(Entries taken from a collection)
=====

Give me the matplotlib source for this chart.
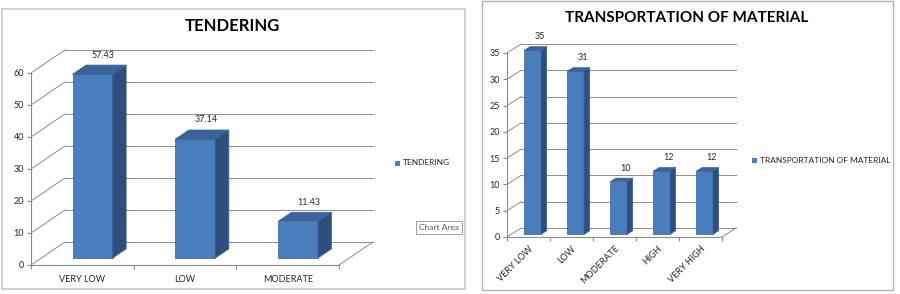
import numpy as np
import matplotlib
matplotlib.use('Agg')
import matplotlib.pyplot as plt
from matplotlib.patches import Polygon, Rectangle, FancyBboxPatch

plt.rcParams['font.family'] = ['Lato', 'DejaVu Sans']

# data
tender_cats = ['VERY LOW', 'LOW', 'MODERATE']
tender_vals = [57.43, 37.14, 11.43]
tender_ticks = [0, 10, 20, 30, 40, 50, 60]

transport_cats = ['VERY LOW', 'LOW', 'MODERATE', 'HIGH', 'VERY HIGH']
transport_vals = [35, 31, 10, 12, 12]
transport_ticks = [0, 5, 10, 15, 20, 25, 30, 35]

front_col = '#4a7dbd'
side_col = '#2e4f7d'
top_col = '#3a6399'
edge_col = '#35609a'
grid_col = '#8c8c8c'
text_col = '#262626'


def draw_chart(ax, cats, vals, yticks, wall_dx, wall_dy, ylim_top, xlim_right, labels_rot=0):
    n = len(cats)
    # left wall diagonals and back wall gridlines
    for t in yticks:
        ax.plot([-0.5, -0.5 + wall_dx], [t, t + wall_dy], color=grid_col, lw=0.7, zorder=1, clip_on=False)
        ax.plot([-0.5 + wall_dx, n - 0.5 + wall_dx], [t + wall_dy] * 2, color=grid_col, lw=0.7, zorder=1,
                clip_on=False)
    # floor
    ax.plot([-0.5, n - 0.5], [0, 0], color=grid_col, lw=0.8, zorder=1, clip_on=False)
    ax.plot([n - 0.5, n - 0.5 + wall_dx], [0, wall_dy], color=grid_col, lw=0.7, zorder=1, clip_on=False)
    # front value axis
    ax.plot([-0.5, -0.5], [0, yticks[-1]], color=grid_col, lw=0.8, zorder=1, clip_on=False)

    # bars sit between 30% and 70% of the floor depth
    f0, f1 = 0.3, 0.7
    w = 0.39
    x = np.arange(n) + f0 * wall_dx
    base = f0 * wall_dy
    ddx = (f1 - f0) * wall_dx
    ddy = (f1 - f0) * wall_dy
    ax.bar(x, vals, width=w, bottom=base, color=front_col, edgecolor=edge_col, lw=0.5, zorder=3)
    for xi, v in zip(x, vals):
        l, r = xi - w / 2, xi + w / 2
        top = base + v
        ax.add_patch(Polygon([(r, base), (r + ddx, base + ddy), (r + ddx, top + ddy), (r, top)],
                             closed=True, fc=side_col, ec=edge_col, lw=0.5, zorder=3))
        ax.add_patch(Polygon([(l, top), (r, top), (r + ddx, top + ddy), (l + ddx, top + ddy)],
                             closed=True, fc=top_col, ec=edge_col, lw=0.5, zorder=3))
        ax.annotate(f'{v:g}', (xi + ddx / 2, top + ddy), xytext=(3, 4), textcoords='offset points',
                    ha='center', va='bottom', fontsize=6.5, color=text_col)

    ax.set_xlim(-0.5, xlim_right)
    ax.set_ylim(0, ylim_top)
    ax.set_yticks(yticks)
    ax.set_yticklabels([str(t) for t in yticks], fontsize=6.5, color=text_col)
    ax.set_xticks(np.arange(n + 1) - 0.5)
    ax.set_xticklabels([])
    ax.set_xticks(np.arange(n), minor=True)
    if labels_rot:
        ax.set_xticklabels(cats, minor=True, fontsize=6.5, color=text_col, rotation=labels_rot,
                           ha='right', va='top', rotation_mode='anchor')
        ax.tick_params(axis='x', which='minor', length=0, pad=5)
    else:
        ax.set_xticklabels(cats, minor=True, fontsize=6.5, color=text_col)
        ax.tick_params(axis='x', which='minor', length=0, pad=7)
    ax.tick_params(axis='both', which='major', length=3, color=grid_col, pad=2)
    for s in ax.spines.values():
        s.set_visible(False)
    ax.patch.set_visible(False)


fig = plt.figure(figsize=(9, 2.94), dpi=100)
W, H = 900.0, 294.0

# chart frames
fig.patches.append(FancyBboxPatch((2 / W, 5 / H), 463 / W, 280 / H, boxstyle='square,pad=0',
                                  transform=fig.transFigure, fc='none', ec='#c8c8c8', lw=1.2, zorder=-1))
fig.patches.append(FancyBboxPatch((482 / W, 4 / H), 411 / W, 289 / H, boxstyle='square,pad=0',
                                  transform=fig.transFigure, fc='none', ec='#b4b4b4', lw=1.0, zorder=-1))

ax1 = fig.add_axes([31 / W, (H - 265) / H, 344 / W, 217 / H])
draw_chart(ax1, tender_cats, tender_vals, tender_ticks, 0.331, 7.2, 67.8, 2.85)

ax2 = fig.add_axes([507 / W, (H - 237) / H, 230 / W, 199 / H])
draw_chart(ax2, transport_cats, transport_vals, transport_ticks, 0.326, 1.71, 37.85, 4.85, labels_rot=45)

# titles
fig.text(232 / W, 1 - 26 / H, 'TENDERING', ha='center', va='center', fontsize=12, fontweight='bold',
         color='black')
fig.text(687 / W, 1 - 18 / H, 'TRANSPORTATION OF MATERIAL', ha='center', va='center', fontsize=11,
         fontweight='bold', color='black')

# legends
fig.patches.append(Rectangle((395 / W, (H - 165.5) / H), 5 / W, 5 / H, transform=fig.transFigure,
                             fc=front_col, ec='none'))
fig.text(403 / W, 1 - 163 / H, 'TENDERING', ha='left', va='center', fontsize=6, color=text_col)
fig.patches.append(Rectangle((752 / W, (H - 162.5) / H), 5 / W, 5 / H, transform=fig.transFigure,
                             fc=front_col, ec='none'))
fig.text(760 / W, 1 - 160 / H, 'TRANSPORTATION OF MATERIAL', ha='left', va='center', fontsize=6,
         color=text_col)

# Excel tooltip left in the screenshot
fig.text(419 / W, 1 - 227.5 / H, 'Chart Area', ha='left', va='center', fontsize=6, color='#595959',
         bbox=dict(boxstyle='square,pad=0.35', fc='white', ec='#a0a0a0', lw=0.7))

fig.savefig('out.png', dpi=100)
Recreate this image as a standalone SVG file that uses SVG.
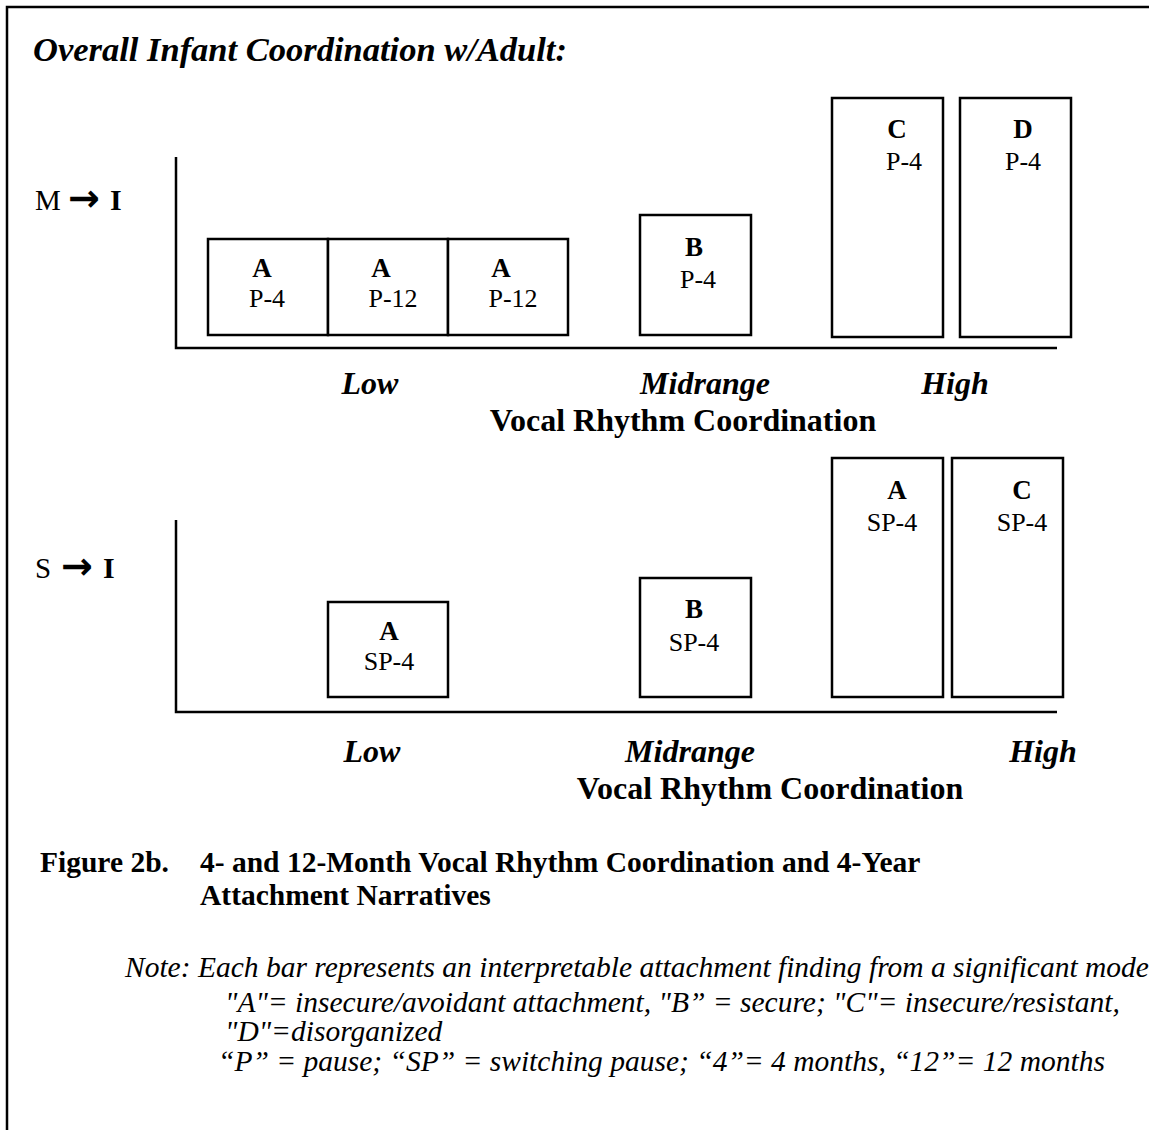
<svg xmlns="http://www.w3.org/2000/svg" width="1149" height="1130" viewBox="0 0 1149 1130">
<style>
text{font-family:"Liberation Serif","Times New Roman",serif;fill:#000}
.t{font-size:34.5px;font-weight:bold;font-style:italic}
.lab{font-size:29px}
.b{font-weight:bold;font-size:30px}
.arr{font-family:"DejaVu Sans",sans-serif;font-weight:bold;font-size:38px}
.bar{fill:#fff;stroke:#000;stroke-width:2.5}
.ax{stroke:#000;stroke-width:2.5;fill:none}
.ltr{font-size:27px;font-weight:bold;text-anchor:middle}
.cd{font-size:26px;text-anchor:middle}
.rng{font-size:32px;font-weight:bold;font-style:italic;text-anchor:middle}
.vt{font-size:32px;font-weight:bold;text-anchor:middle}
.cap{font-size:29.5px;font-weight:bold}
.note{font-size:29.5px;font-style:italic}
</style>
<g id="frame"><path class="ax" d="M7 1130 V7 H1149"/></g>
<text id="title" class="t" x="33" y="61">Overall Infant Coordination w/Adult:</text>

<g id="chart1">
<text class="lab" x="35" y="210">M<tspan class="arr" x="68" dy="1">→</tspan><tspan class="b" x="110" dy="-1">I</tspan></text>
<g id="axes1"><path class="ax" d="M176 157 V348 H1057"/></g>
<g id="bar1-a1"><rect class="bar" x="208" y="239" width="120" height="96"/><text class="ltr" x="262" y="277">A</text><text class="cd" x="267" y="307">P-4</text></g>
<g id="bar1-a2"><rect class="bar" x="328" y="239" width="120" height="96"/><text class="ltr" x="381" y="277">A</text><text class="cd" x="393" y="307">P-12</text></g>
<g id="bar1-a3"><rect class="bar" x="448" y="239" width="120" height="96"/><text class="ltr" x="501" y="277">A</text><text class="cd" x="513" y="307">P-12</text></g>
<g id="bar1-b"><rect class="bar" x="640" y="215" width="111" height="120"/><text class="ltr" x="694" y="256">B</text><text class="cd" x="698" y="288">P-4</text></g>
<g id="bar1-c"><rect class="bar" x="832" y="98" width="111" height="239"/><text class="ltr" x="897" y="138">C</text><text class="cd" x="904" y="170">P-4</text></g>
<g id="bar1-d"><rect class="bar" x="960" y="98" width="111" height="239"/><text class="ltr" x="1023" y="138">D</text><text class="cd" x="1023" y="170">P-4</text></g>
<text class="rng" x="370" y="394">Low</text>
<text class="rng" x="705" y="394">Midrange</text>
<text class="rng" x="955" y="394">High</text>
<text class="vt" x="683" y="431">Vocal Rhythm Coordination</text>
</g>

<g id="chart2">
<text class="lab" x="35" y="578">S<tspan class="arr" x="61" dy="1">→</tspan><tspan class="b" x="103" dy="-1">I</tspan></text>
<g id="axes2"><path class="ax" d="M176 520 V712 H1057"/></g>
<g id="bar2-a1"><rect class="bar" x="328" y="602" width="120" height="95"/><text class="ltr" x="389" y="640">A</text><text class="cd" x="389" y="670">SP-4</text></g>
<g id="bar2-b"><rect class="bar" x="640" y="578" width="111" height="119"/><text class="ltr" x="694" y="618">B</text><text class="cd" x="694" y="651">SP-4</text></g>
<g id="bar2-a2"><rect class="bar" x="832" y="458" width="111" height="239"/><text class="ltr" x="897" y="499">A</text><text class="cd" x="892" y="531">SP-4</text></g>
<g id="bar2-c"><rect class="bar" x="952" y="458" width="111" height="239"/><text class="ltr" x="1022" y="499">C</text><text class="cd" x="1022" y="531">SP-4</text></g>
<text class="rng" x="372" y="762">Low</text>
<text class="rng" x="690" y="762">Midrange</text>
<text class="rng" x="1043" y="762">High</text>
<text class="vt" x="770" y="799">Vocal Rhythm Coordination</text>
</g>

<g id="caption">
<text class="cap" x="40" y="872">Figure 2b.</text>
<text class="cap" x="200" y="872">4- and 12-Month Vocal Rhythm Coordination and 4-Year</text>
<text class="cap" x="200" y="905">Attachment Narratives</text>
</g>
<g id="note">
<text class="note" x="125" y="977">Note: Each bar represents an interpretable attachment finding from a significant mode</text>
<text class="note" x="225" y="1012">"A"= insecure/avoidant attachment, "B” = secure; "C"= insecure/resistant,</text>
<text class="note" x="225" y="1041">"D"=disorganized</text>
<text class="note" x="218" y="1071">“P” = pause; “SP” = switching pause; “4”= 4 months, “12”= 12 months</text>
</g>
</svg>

=====

**Task description**
Of the lines in the material above, state how many contain the string "matplotlib"; give no other text.

**Written answer**
5